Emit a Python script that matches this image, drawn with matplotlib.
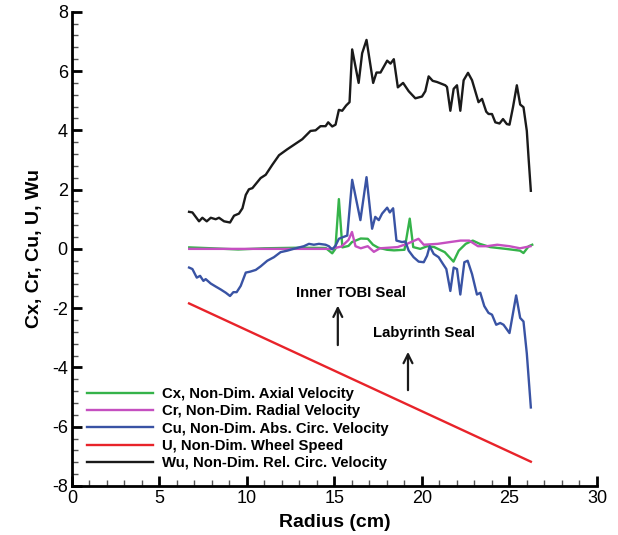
import numpy as np
import matplotlib
matplotlib.use("Agg")
import matplotlib.pyplot as plt
from matplotlib.ticker import MultipleLocator

plt.rcParams['font.family'] = ['Liberation Sans', 'DejaVu Sans']
plt.rcParams['axes.unicode_minus'] = False

# Wu, non-dim. relative circumferential velocity
r_wu = [6.69, 6.88, 7.26, 7.45, 7.70, 7.93, 8.21, 8.40, 8.69, 9.03, 9.26, 9.54, 9.74,
        9.93, 10.11, 10.31, 10.78, 11.07, 11.45, 11.83, 12.30, 12.78, 13.16, 13.63,
        13.92, 14.20, 14.49, 14.64, 14.87, 15.06, 15.25, 15.44, 15.67, 15.86, 16.01,
        16.38, 16.58, 16.83, 17.21, 17.40, 17.63, 18.01, 18.20, 18.39, 18.62, 18.92,
        19.24, 19.62, 20.00, 20.19, 20.38, 20.61, 20.86, 21.33, 21.43, 21.62, 21.81,
        22.00, 22.19, 22.38, 22.63, 22.86, 23.23, 23.43, 23.67, 23.80, 24.00, 24.19,
        24.43, 24.63, 24.85, 25.00, 25.20, 25.42, 25.61, 25.80, 25.99, 26.09, 26.22]
wu = [1.25, 1.23, 0.93, 1.05, 0.93, 1.05, 1.00, 1.05, 0.93, 0.89, 1.12, 1.19, 1.37,
      1.82, 2.01, 2.05, 2.39, 2.50, 2.84, 3.16, 3.36, 3.55, 3.70, 3.98,
      4.00, 4.14, 4.14, 4.27, 4.13, 4.19, 4.69, 4.66, 4.84, 4.95, 6.73,
      5.60, 6.60, 7.05, 5.60, 5.95, 5.95, 6.35, 6.25, 6.40, 5.45, 5.60,
      5.32, 5.08, 5.14, 5.32, 5.82, 5.67, 5.63, 5.52, 5.46, 4.66, 5.40,
      5.52, 4.66, 5.69, 5.94, 5.69, 4.95, 5.06, 4.63, 4.55, 4.55, 4.27,
      4.23, 4.38, 4.21, 4.19, 4.78, 5.52, 4.87, 4.78, 3.98, 3.07, 1.96]

# Cu, non-dim. absolute circumferential velocity
r_cu = [6.69, 6.88, 7.13, 7.32, 7.51, 7.64, 7.93, 8.21, 8.50, 8.79, 9.03, 9.22, 9.41,
        9.64, 9.93, 10.17, 10.50, 10.78, 11.16, 11.54, 11.92, 12.30, 12.78, 13.25,
        13.54, 13.82, 14.11, 14.49, 14.68, 14.87, 15.06, 15.25, 15.50, 15.73, 16.01,
        16.48, 16.83, 17.15, 17.33, 17.53, 17.72, 18.01, 18.16, 18.35, 18.54, 18.86,
        19.05, 19.24, 19.52, 19.81, 20.10, 20.29, 20.44, 20.67, 20.95, 21.20, 21.39,
        21.62, 21.81, 22.00, 22.19, 22.42, 22.61, 22.86, 23.14, 23.33, 23.56, 23.80,
        24.00, 24.24, 24.47, 24.66, 25.00, 25.38, 25.61, 25.80, 25.99, 26.22]
cu = [-0.63, -0.68, -0.97, -0.91, -1.08, -1.02, -1.17, -1.27, -1.37, -1.48, -1.59, -1.46, -1.46,
      -1.25, -0.80, -0.77, -0.71, -0.59, -0.40, -0.28, -0.11, -0.06, 0.02, 0.09,
      0.17, 0.14, 0.17, 0.14, 0.09, -0.02, 0.11, 0.34, 0.40, 0.45, 2.33,
      0.97, 2.42, 0.68, 1.08, 0.97, 1.19, 1.39, 1.23, 1.37, 0.28, 0.23,
      0.25, -0.06, -0.28, -0.43, -0.45, -0.23, 0.09, -0.17, -0.28, -0.51, -0.68,
      -1.42, -0.63, -0.68, -1.54, -0.45, -0.40, -0.85, -1.54, -1.48, -1.93, -2.16,
      -2.22, -2.56, -2.50, -2.56, -2.84, -1.57, -2.33, -2.45, -3.53, -5.35]

# Cx, non-dim. axial velocity
r_cx = [6.7, 8.0, 9.5, 11.0, 13.0, 14.5, 14.87, 15.05, 15.25, 15.45, 15.8, 16.0, 16.5,
        16.9, 17.2, 17.5, 18.0, 18.4, 19.0, 19.3, 19.5, 19.9, 20.3, 20.7, 21.3, 21.8,
        22.1, 22.5, 22.9, 23.3, 23.9, 24.8, 25.6, 25.8, 26.1, 26.3]
cx = [0.05, 0.02, -0.02, 0.02, 0.04, 0.03, -0.15, 0.0, 1.68, 0.05, 0.10, 0.23, 0.35,
      0.34, 0.14, 0.04, -0.03, -0.05, -0.03, 1.02, 0.06, 0.0, 0.09, 0.06, -0.11, -0.43,
      -0.06, 0.17, 0.28, 0.17, 0.06, 0.0, -0.06, -0.14, 0.09, 0.14]

# Cr, non-dim. radial velocity
r_cr = [6.7, 9.0, 12.0, 14.8, 15.4, 15.8, 16.0, 16.2, 16.5, 16.9, 17.25, 17.6, 18.6,
        19.15, 19.8, 20.1, 20.9, 21.6, 22.2, 22.7, 23.2, 23.7, 24.3, 25.0, 25.6, 26.2]
cr = [0.0, 0.0, 0.0, 0.0, 0.08, 0.3, 0.57, 0.09, 0.02, 0.09, -0.10, 0.02, 0.06,
      0.17, 0.34, 0.14, 0.17, 0.23, 0.28, 0.28, 0.09, 0.09, 0.14, 0.09, 0.02, 0.09]

# U, non-dim. wheel speed
r_u = [6.69, 26.22]
u = [-1.84, -7.18]

fig = plt.figure(figsize=(6.18, 5.35), dpi=100)
ax = fig.add_axes([0.1165, 0.0916, 0.8495, 0.8864])

lw = 1.7
ax.plot(r_cx, cx, color='#35b34a', lw=lw, label='Cx, Non-Dim. Axial Velocity')
ax.plot(r_cr, cr, color='#c54fc0', lw=lw, label='Cr, Non-Dim. Radial Velocity')
ax.plot(r_cu, cu, color='#3953a4', lw=lw, label='Cu, Non-Dim. Abs. Circ. Velocity')
ax.plot(r_u, u, color='#e8232a', lw=lw, label='U, Non-Dim. Wheel Speed')
ax.plot(r_wu, wu, color='#1a1a1a', lw=lw, label='Wu, Non-Dim. Rel. Circ. Velocity')

ax.set_xlim(0, 30)
ax.set_ylim(-8, 8)
ax.xaxis.set_major_locator(MultipleLocator(5))
ax.xaxis.set_minor_locator(MultipleLocator(1))
ax.yaxis.set_major_locator(MultipleLocator(2))
ax.yaxis.set_minor_locator(MultipleLocator(0.4))
ax.tick_params(which='major', direction='in', length=7, width=2, labelsize=13, pad=3)
ax.tick_params(which='minor', direction='in', length=4, width=1, color='#555555')
ax.spines['top'].set_visible(False)
ax.spines['right'].set_visible(False)
ax.spines['left'].set_linewidth(2)
ax.spines['bottom'].set_linewidth(2)

ax.set_xlabel('Radius (cm)', fontsize=14, fontweight='bold', labelpad=5)
ax.set_ylabel('Cx, Cr, Cu, U, Wu', fontsize=14, fontweight='bold', labelpad=6)

# seal annotations
ax.annotate('', xy=(15.19, -1.82), xytext=(15.19, -3.34),
            arrowprops=dict(arrowstyle='->', color='#1a1a1a', lw=1.6, mutation_scale=16))
ax.text(15.94, -1.49, 'Inner TOBI Seal', ha='center', va='center', fontsize=10.7, fontweight='bold')
ax.annotate('', xy=(19.2, -3.38), xytext=(19.2, -4.86),
            arrowprops=dict(arrowstyle='->', color='#1a1a1a', lw=1.6, mutation_scale=16))
ax.text(20.1, -2.84, 'Labyrinth Seal', ha='center', va='center', fontsize=10.7, fontweight='bold')

leg = ax.legend(loc='upper left', bbox_to_anchor=(0.0176, 0.221), frameon=False,
                prop={'size': 10.7, 'weight': 'bold'}, handlelength=4.45,
                handletextpad=0.6, labelspacing=0.22, borderaxespad=0)

fig.savefig('out.png', dpi=100)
☆ ☆ ☆
■ Exercise task: Look at the listing and set down only the lines from its start through the line with "plt.rcParams['axes.unicode_minus'] = False", word for word and without pictures.

■ Full output:
Emit a Python script that matches this image, drawn with matplotlib.
import numpy as np
import matplotlib
matplotlib.use("Agg")
import matplotlib.pyplot as plt
from matplotlib.ticker import MultipleLocator

plt.rcParams['font.family'] = ['Liberation Sans', 'DejaVu Sans']
plt.rcParams['axes.unicode_minus'] = False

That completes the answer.